→ AIM OF THE EXERCISE:
Copy all the material that follows, keeping every character the same.

==========

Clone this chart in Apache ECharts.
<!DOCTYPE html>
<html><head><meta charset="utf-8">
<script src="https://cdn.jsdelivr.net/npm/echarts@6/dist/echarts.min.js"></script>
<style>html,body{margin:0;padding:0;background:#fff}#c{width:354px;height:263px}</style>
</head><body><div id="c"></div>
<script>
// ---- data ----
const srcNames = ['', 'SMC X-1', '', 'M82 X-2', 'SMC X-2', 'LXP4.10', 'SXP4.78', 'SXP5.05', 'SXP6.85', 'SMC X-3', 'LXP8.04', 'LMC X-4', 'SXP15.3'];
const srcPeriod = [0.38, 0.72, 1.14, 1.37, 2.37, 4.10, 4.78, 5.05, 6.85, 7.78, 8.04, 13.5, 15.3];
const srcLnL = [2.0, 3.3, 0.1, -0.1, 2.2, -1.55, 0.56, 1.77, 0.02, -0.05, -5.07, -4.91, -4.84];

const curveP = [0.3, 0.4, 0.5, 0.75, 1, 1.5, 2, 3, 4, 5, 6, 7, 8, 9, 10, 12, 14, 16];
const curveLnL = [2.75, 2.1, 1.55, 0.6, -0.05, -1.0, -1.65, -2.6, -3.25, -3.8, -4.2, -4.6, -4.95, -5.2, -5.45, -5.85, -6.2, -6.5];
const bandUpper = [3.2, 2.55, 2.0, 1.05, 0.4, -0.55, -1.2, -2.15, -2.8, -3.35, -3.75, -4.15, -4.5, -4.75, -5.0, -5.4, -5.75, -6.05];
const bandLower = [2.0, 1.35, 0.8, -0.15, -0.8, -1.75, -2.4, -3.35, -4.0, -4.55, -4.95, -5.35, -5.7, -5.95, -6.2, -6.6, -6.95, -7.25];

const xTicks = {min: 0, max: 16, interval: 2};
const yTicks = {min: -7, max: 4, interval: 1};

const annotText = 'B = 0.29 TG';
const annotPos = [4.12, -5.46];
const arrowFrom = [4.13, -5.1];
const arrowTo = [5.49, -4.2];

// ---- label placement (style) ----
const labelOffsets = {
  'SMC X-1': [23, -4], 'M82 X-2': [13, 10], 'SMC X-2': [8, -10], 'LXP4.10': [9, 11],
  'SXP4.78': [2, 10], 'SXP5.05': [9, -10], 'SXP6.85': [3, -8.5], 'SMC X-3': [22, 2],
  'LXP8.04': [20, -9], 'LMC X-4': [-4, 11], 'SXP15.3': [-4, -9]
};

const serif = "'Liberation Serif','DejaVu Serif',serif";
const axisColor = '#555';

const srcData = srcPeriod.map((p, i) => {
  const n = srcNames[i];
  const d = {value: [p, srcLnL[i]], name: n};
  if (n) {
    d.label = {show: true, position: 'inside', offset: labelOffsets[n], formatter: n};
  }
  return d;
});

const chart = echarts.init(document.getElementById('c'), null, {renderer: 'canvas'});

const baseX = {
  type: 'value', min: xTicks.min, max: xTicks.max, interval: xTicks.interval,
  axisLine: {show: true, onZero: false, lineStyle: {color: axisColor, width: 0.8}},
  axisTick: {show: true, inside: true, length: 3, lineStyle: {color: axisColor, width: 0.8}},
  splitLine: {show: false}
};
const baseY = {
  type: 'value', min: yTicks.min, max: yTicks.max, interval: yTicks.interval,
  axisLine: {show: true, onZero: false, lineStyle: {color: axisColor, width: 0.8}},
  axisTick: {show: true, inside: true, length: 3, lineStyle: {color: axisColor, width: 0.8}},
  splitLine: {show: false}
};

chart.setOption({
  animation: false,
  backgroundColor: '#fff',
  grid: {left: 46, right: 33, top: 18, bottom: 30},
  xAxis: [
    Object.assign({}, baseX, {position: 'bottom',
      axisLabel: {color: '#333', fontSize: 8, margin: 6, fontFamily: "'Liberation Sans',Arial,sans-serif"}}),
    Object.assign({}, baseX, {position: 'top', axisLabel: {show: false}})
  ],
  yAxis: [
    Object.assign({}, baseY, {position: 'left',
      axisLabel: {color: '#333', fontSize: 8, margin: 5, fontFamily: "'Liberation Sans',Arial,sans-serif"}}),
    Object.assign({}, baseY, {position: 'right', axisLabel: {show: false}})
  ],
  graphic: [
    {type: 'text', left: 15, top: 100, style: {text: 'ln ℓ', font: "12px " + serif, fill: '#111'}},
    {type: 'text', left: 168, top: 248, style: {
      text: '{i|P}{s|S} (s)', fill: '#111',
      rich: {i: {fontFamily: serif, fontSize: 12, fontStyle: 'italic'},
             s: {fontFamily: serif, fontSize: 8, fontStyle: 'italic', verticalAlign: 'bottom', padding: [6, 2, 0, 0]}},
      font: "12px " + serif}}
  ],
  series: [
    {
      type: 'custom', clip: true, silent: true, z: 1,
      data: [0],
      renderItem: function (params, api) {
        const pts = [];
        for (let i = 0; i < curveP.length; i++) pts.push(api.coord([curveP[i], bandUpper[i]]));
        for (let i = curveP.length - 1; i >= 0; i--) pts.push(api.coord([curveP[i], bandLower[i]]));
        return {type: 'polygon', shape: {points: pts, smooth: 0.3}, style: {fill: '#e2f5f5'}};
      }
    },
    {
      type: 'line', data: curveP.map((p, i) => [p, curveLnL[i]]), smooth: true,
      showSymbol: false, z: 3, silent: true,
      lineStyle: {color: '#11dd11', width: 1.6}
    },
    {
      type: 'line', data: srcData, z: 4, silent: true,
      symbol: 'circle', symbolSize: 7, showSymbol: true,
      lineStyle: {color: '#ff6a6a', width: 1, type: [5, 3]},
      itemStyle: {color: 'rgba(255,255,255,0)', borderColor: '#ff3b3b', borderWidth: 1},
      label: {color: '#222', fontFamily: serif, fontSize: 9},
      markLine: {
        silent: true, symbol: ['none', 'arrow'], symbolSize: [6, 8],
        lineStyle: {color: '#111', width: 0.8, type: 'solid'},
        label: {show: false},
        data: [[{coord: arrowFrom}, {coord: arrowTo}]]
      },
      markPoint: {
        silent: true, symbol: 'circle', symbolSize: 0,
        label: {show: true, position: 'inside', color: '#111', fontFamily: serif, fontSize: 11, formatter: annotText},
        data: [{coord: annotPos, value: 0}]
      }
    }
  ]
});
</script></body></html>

==========

→ CORRECT RESPONSE:
Clone this chart in Apache ECharts.
<!DOCTYPE html>
<html><head><meta charset="utf-8">
<script src="https://cdn.jsdelivr.net/npm/echarts@6/dist/echarts.min.js"></script>
<style>html,body{margin:0;padding:0;background:#fff}#c{width:354px;height:263px}</style>
</head><body><div id="c"></div>
<script>
// ---- data ----
const srcNames = ['', 'SMC X-1', '', 'M82 X-2', 'SMC X-2', 'LXP4.10', 'SXP4.78', 'SXP5.05', 'SXP6.85', 'SMC X-3', 'LXP8.04', 'LMC X-4', 'SXP15.3'];
const srcPeriod = [0.38, 0.72, 1.14, 1.37, 2.37, 4.10, 4.78, 5.05, 6.85, 7.78, 8.04, 13.5, 15.3];
const srcLnL = [2.0, 3.3, 0.1, -0.1, 2.2, -1.55, 0.56, 1.77, 0.02, -0.05, -5.07, -4.91, -4.84];

const curveP = [0.3, 0.4, 0.5, 0.75, 1, 1.5, 2, 3, 4, 5, 6, 7, 8, 9, 10, 12, 14, 16];
const curveLnL = [2.75, 2.1, 1.55, 0.6, -0.05, -1.0, -1.65, -2.6, -3.25, -3.8, -4.2, -4.6, -4.95, -5.2, -5.45, -5.85, -6.2, -6.5];
const bandUpper = [3.2, 2.55, 2.0, 1.05, 0.4, -0.55, -1.2, -2.15, -2.8, -3.35, -3.75, -4.15, -4.5, -4.75, -5.0, -5.4, -5.75, -6.05];
const bandLower = [2.0, 1.35, 0.8, -0.15, -0.8, -1.75, -2.4, -3.35, -4.0, -4.55, -4.95, -5.35, -5.7, -5.95, -6.2, -6.6, -6.95, -7.25];

const xTicks = {min: 0, max: 16, interval: 2};
const yTicks = {min: -7, max: 4, interval: 1};

const annotText = 'B = 0.29 TG';
const annotPos = [4.12, -5.46];
const arrowFrom = [4.13, -5.1];
const arrowTo = [5.49, -4.2];

// ---- label placement (style) ----
const labelOffsets = {
  'SMC X-1': [23, -4], 'M82 X-2': [13, 10], 'SMC X-2': [8, -10], 'LXP4.10': [9, 11],
  'SXP4.78': [2, 10], 'SXP5.05': [9, -10], 'SXP6.85': [3, -8.5], 'SMC X-3': [22, 2],
  'LXP8.04': [20, -9], 'LMC X-4': [-4, 11], 'SXP15.3': [-4, -9]
};

const serif = "'Liberation Serif','DejaVu Serif',serif";
const axisColor = '#555';

const srcData = srcPeriod.map((p, i) => {
  const n = srcNames[i];
  const d = {value: [p, srcLnL[i]], name: n};
  if (n) {
    d.label = {show: true, position: 'inside', offset: labelOffsets[n], formatter: n};
  }
  return d;
});

const chart = echarts.init(document.getElementById('c'), null, {renderer: 'canvas'});

const baseX = {
  type: 'value', min: xTicks.min, max: xTicks.max, interval: xTicks.interval,
  axisLine: {show: true, onZero: false, lineStyle: {color: axisColor, width: 0.8}},
  axisTick: {show: true, inside: true, length: 3, lineStyle: {color: axisColor, width: 0.8}},
  splitLine: {show: false}
};
const baseY = {
  type: 'value', min: yTicks.min, max: yTicks.max, interval: yTicks.interval,
  axisLine: {show: true, onZero: false, lineStyle: {color: axisColor, width: 0.8}},
  axisTick: {show: true, inside: true, length: 3, lineStyle: {color: axisColor, width: 0.8}},
  splitLine: {show: false}
};

chart.setOption({
  animation: false,
  backgroundColor: '#fff',
  grid: {left: 46, right: 33, top: 18, bottom: 30},
  xAxis: [
    Object.assign({}, baseX, {position: 'bottom',
      axisLabel: {color: '#333', fontSize: 8, margin: 6, fontFamily: "'Liberation Sans',Arial,sans-serif"}}),
    Object.assign({}, baseX, {position: 'top', axisLabel: {show: false}})
  ],
  yAxis: [
    Object.assign({}, baseY, {position: 'left',
      axisLabel: {color: '#333', fontSize: 8, margin: 5, fontFamily: "'Liberation Sans',Arial,sans-serif"}}),
    Object.assign({}, baseY, {position: 'right', axisLabel: {show: false}})
  ],
  graphic: [
    {type: 'text', left: 15, top: 100, style: {text: 'ln ℓ', font: "12px " + serif, fill: '#111'}},
    {type: 'text', left: 168, top: 248, style: {
      text: '{i|P}{s|S} (s)', fill: '#111',
      rich: {i: {fontFamily: serif, fontSize: 12, fontStyle: 'italic'},
             s: {fontFamily: serif, fontSize: 8, fontStyle: 'italic', verticalAlign: 'bottom', padding: [6, 2, 0, 0]}},
      font: "12px " + serif}}
  ],
  series: [
    {
      type: 'custom', clip: true, silent: true, z: 1,
      data: [0],
      renderItem: function (params, api) {
        const pts = [];
        for (let i = 0; i < curveP.length; i++) pts.push(api.coord([curveP[i], bandUpper[i]]));
        for (let i = curveP.length - 1; i >= 0; i--) pts.push(api.coord([curveP[i], bandLower[i]]));
        return {type: 'polygon', shape: {points: pts, smooth: 0.3}, style: {fill: '#e2f5f5'}};
      }
    },
    {
      type: 'line', data: curveP.map((p, i) => [p, curveLnL[i]]), smooth: true,
      showSymbol: false, z: 3, silent: true,
      lineStyle: {color: '#11dd11', width: 1.6}
    },
    {
      type: 'line', data: srcData, z: 4, silent: true,
      symbol: 'circle', symbolSize: 7, showSymbol: true,
      lineStyle: {color: '#ff6a6a', width: 1, type: [5, 3]},
      itemStyle: {color: 'rgba(255,255,255,0)', borderColor: '#ff3b3b', borderWidth: 1},
      label: {color: '#222', fontFamily: serif, fontSize: 9},
      markLine: {
        silent: true, symbol: ['none', 'arrow'], symbolSize: [6, 8],
        lineStyle: {color: '#111', width: 0.8, type: 'solid'},
        label: {show: false},
        data: [[{coord: arrowFrom}, {coord: arrowTo}]]
      },
      markPoint: {
        silent: true, symbol: 'circle', symbolSize: 0,
        label: {show: true, position: 'inside', color: '#111', fontFamily: serif, fontSize: 11, formatter: annotText},
        data: [{coord: annotPos, value: 0}]
      }
    }
  ]
});
</script></body></html>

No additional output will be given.